# [Data in this exercise]
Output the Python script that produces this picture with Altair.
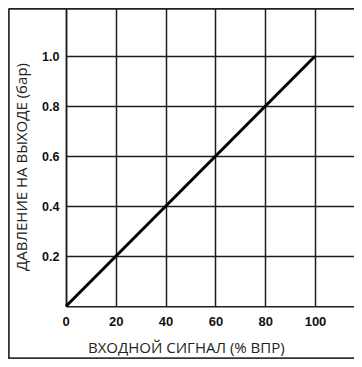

---

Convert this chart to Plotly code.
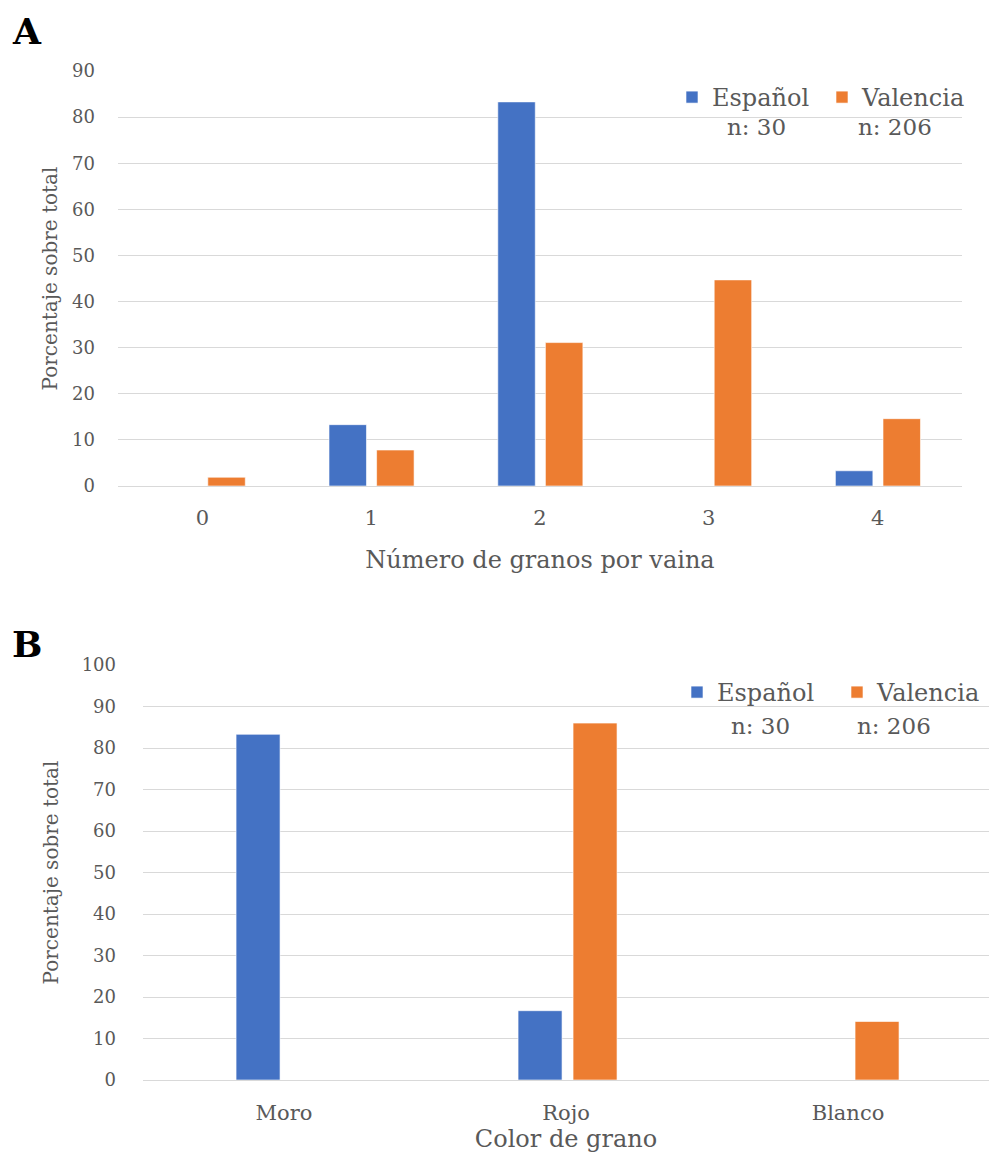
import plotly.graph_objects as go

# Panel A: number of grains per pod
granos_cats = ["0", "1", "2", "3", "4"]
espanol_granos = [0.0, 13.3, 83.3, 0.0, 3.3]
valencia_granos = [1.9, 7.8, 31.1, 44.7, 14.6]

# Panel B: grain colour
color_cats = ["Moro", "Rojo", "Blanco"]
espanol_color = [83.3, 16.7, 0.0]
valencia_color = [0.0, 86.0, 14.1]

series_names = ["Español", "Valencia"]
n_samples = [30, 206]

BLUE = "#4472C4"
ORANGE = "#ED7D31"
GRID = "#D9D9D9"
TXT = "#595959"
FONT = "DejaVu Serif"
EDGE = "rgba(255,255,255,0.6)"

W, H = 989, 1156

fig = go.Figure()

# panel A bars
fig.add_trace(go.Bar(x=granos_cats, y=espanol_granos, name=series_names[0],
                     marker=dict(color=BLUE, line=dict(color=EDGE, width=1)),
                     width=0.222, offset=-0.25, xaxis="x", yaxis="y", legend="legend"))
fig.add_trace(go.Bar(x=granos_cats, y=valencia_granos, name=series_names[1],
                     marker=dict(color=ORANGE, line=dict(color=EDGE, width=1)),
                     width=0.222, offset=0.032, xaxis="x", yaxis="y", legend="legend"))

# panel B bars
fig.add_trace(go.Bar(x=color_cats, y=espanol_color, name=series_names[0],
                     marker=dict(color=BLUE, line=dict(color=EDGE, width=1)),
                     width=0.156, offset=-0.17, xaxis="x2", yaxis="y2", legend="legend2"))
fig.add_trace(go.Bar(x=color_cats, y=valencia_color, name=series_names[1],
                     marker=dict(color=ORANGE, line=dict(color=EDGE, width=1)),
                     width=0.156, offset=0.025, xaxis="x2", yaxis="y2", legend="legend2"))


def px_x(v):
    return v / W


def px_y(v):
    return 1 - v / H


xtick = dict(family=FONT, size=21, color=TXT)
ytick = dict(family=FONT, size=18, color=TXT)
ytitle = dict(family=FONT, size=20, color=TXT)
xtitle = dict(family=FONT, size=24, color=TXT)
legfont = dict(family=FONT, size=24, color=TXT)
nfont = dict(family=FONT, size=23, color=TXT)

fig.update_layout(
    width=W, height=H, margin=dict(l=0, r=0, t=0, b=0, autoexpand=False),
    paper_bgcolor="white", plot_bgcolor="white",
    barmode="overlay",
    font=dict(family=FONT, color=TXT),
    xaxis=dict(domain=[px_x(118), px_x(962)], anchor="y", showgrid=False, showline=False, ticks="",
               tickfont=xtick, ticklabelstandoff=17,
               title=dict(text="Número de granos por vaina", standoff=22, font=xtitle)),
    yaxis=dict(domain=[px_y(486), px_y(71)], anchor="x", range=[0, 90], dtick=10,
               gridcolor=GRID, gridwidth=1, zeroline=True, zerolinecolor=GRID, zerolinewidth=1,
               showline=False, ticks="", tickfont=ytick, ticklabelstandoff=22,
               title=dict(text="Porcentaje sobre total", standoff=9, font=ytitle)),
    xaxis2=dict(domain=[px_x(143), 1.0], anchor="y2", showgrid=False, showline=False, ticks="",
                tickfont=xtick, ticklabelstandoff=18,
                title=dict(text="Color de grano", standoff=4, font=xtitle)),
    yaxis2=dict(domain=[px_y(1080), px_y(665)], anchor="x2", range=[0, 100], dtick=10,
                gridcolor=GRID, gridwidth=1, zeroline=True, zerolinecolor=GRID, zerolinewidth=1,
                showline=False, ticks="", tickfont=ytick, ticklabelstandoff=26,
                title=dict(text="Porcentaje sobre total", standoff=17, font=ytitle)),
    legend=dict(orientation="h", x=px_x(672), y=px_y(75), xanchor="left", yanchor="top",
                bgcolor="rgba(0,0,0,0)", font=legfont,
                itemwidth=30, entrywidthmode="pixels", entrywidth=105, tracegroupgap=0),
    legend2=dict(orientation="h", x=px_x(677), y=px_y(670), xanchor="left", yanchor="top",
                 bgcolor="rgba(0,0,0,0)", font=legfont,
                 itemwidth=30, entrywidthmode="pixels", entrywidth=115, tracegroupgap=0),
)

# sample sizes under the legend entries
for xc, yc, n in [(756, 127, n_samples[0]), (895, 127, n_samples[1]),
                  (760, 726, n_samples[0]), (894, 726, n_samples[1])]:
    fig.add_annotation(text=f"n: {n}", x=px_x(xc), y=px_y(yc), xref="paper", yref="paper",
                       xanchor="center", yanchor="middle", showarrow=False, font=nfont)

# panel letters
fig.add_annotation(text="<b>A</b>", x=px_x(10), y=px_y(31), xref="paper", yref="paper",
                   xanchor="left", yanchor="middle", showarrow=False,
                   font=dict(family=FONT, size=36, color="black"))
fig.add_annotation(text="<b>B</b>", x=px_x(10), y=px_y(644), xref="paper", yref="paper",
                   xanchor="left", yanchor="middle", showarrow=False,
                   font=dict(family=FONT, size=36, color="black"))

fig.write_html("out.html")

# [What the task asks]
Transcribe exactly the lines between the one containing "Convert this chart to Plotly code." and the one containing "fig = go.Figure()", counting both ends. Pictures are not copied.

# [Answer in full]
Convert this chart to Plotly code.
import plotly.graph_objects as go

# Panel A: number of grains per pod
granos_cats = ["0", "1", "2", "3", "4"]
espanol_granos = [0.0, 13.3, 83.3, 0.0, 3.3]
valencia_granos = [1.9, 7.8, 31.1, 44.7, 14.6]

# Panel B: grain colour
color_cats = ["Moro", "Rojo", "Blanco"]
espanol_color = [83.3, 16.7, 0.0]
valencia_color = [0.0, 86.0, 14.1]

series_names = ["Español", "Valencia"]
n_samples = [30, 206]

BLUE = "#4472C4"
ORANGE = "#ED7D31"
GRID = "#D9D9D9"
TXT = "#595959"
FONT = "DejaVu Serif"
EDGE = "rgba(255,255,255,0.6)"

W, H = 989, 1156

fig = go.Figure()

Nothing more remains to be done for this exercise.